Bovee considers himself musically, a traditionalist. Some of the best music he has heard has been made in people's living rooms. That's when the spirit triumphs, when the love of music means more than wrong notes or out-of-tune singing. Bovee admits he is not a technical singer. Virtuosity is not his bag.
"I've heard a lot of other singers," Bovee charged. They may be virtuosos, but they are nothing really special. It's all from the head, not from the heart. It's not magical unless it comes from the heart." Bovee decries the hucksterism of the music business. He and 10 other musical acts in Minneapolis banded together in 1972 to form the June Apple Musicians' Co-op. The co-op books and manages members as ''an alternative to the hard sell of the music industry.”
|The Minneapolis (MN) Star, April 21, 1972.|
When Bovee was a youth, back in the 60s, he had the red-blooded ideals. But then he said he looked around...at Lyndon Johnson. Richard Nixon, the political assassinations of the Kennedys and Martin Luther King. "Then I looked and thought, 'Who was Dwight Eisenhower? Who was Franklin Roosevelt?' I saw people perpetuating a system for the sake of saving themselves."
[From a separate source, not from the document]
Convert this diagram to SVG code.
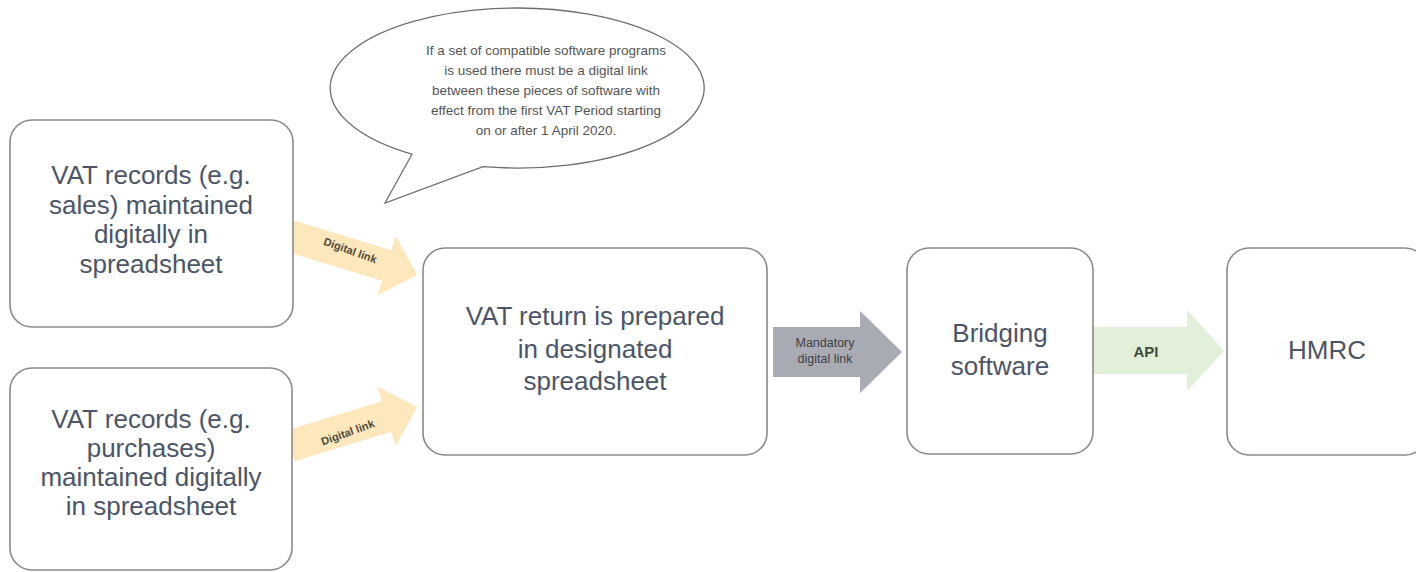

When will the people be emancipated? Probably never, considering human variables of greed and a lust for power. But, Bovee won't give up. Before the people are freed, he has another show. After the show, he'll pack up his guitar, harmonica and cowboy hat, load up his bus and go to Omaha, then to Idaho, Spokane, and the San Diego Folk Festival. The ghosts of fellow wobblie Joe Hill and Woody Guthrie will sit in the passenger seat, and Bovee will drive off into another electric night, speeding to keep ahead of the most fatal disease of all: disillusionment.